----- DATASET EXCERPT

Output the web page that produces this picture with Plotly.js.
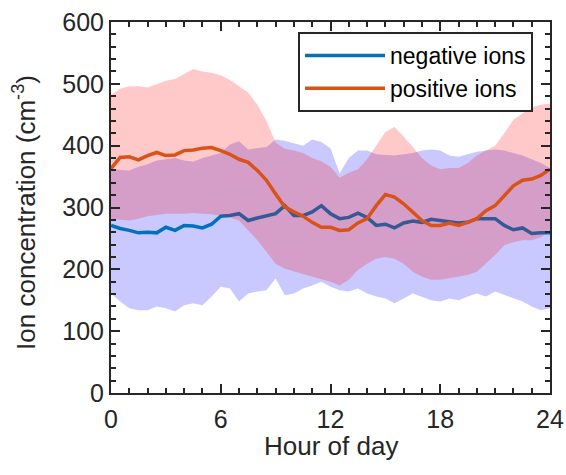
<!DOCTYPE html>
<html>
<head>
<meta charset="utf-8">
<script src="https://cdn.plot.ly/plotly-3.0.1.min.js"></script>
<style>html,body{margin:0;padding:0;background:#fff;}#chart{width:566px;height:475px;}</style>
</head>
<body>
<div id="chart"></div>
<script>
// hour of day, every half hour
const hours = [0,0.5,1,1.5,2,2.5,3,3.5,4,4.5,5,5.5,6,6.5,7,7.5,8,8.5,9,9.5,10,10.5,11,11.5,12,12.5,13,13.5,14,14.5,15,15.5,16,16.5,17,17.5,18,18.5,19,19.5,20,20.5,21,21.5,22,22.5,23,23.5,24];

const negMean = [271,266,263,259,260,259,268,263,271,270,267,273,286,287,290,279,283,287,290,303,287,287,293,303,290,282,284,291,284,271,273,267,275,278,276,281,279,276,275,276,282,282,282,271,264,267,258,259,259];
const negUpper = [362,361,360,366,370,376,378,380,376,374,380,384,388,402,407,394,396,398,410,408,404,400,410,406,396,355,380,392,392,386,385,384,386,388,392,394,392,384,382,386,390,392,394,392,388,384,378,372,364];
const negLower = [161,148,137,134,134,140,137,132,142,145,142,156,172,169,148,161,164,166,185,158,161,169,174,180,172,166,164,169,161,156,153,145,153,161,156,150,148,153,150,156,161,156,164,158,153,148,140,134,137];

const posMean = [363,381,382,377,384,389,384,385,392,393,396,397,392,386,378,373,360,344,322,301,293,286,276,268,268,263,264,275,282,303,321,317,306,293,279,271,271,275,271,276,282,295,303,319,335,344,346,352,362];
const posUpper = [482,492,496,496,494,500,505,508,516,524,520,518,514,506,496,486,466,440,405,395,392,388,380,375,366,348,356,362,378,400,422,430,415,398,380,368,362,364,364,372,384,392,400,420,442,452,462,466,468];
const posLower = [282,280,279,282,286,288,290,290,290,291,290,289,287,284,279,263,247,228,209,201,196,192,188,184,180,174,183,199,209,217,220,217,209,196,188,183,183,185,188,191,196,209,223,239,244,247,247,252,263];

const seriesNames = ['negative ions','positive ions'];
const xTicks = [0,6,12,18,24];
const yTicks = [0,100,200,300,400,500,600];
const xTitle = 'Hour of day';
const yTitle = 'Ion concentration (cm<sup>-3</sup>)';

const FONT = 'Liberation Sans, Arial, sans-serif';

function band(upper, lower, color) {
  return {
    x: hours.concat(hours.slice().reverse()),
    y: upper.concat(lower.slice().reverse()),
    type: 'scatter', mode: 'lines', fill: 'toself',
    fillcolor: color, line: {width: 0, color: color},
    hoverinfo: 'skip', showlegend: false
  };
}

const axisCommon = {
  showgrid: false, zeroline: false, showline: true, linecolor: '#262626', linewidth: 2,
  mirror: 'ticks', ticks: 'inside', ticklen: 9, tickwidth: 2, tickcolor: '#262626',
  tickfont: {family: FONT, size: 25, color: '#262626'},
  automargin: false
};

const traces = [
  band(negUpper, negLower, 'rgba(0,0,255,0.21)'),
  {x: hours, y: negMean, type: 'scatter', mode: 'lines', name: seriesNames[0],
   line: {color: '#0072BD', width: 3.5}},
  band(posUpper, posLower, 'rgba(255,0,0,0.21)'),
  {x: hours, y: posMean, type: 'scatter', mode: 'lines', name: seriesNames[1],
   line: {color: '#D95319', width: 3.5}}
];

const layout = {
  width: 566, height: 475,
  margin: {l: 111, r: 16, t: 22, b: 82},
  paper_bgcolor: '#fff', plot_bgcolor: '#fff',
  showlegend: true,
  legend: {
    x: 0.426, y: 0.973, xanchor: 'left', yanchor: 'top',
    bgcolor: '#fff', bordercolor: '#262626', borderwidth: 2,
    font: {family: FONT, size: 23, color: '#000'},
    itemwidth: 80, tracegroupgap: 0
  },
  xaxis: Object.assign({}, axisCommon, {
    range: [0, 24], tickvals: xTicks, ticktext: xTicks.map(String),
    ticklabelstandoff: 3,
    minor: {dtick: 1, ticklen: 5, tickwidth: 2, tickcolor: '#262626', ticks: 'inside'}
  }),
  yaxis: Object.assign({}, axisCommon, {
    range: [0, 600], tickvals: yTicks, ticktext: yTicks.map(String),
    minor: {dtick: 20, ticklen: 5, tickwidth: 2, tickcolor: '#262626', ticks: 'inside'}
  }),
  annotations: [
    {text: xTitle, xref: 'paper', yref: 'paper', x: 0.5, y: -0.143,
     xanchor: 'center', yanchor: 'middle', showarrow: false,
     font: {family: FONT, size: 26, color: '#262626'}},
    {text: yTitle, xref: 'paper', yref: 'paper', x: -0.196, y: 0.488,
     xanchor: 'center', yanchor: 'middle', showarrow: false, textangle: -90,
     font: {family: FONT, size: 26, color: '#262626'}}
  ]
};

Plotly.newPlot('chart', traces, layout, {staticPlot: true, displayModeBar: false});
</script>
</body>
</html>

----------

CHALLENGE:
Your task is an exact transcription of all the data, minus the pictures.

WRITTEN ANSWER:
Output the web page that produces this picture with Plotly.js.
<!DOCTYPE html>
<html>
<head>
<meta charset="utf-8">
<script src="https://cdn.plot.ly/plotly-3.0.1.min.js"></script>
<style>html,body{margin:0;padding:0;background:#fff;}#chart{width:566px;height:475px;}</style>
</head>
<body>
<div id="chart"></div>
<script>
// hour of day, every half hour
const hours = [0,0.5,1,1.5,2,2.5,3,3.5,4,4.5,5,5.5,6,6.5,7,7.5,8,8.5,9,9.5,10,10.5,11,11.5,12,12.5,13,13.5,14,14.5,15,15.5,16,16.5,17,17.5,18,18.5,19,19.5,20,20.5,21,21.5,22,22.5,23,23.5,24];

const negMean = [271,266,263,259,260,259,268,263,271,270,267,273,286,287,290,279,283,287,290,303,287,287,293,303,290,282,284,291,284,271,273,267,275,278,276,281,279,276,275,276,282,282,282,271,264,267,258,259,259];
const negUpper = [362,361,360,366,370,376,378,380,376,374,380,384,388,402,407,394,396,398,410,408,404,400,410,406,396,355,380,392,392,386,385,384,386,388,392,394,392,384,382,386,390,392,394,392,388,384,378,372,364];
const negLower = [161,148,137,134,134,140,137,132,142,145,142,156,172,169,148,161,164,166,185,158,161,169,174,180,172,166,164,169,161,156,153,145,153,161,156,150,148,153,150,156,161,156,164,158,153,148,140,134,137];

const posMean = [363,381,382,377,384,389,384,385,392,393,396,397,392,386,378,373,360,344,322,301,293,286,276,268,268,263,264,275,282,303,321,317,306,293,279,271,271,275,271,276,282,295,303,319,335,344,346,352,362];
const posUpper = [482,492,496,496,494,500,505,508,516,524,520,518,514,506,496,486,466,440,405,395,392,388,380,375,366,348,356,362,378,400,422,430,415,398,380,368,362,364,364,372,384,392,400,420,442,452,462,466,468];
const posLower = [282,280,279,282,286,288,290,290,290,291,290,289,287,284,279,263,247,228,209,201,196,192,188,184,180,174,183,199,209,217,220,217,209,196,188,183,183,185,188,191,196,209,223,239,244,247,247,252,263];

const seriesNames = ['negative ions','positive ions'];
const xTicks = [0,6,12,18,24];
const yTicks = [0,100,200,300,400,500,600];
const xTitle = 'Hour of day';
const yTitle = 'Ion concentration (cm<sup>-3</sup>)';

const FONT = 'Liberation Sans, Arial, sans-serif';

function band(upper, lower, color) {
  return {
    x: hours.concat(hours.slice().reverse()),
    y: upper.concat(lower.slice().reverse()),
    type: 'scatter', mode: 'lines', fill: 'toself',
    fillcolor: color, line: {width: 0, color: color},
    hoverinfo: 'skip', showlegend: false
  };
}

const axisCommon = {
  showgrid: false, zeroline: false, showline: true, linecolor: '#262626', linewidth: 2,
  mirror: 'ticks', ticks: 'inside', ticklen: 9, tickwidth: 2, tickcolor: '#262626',
  tickfont: {family: FONT, size: 25, color: '#262626'},
  automargin: false
};

const traces = [
  band(negUpper, negLower, 'rgba(0,0,255,0.21)'),
  {x: hours, y: negMean, type: 'scatter', mode: 'lines', name: seriesNames[0],
   line: {color: '#0072BD', width: 3.5}},
  band(posUpper, posLower, 'rgba(255,0,0,0.21)'),
  {x: hours, y: posMean, type: 'scatter', mode: 'lines', name: seriesNames[1],
   line: {color: '#D95319', width: 3.5}}
];

const layout = {
  width: 566, height: 475,
  margin: {l: 111, r: 16, t: 22, b: 82},
  paper_bgcolor: '#fff', plot_bgcolor: '#fff',
  showlegend: true,
  legend: {
    x: 0.426, y: 0.973, xanchor: 'left', yanchor: 'top',
    bgcolor: '#fff', bordercolor: '#262626', borderwidth: 2,
    font: {family: FONT, size: 23, color: '#000'},
    itemwidth: 80, tracegroupgap: 0
  },
  xaxis: Object.assign({}, axisCommon, {
    range: [0, 24], tickvals: xTicks, ticktext: xTicks.map(String),
    ticklabelstandoff: 3,
    minor: {dtick: 1, ticklen: 5, tickwidth: 2, tickcolor: '#262626', ticks: 'inside'}
  }),
  yaxis: Object.assign({}, axisCommon, {
    range: [0, 600], tickvals: yTicks, ticktext: yTicks.map(String),
    minor: {dtick: 20, ticklen: 5, tickwidth: 2, tickcolor: '#262626', ticks: 'inside'}
  }),
  annotations: [
    {text: xTitle, xref: 'paper', yref: 'paper', x: 0.5, y: -0.143,
     xanchor: 'center', yanchor: 'middle', showarrow: false,
     font: {family: FONT, size: 26, color: '#262626'}},
    {text: yTitle, xref: 'paper', yref: 'paper', x: -0.196, y: 0.488,
     xanchor: 'center', yanchor: 'middle', showarrow: false, textangle: -90,
     font: {family: FONT, size: 26, color: '#262626'}}
  ]
};

Plotly.newPlot('chart', traces, layout, {staticPlot: true, displayModeBar: false});
</script>
</body>
</html>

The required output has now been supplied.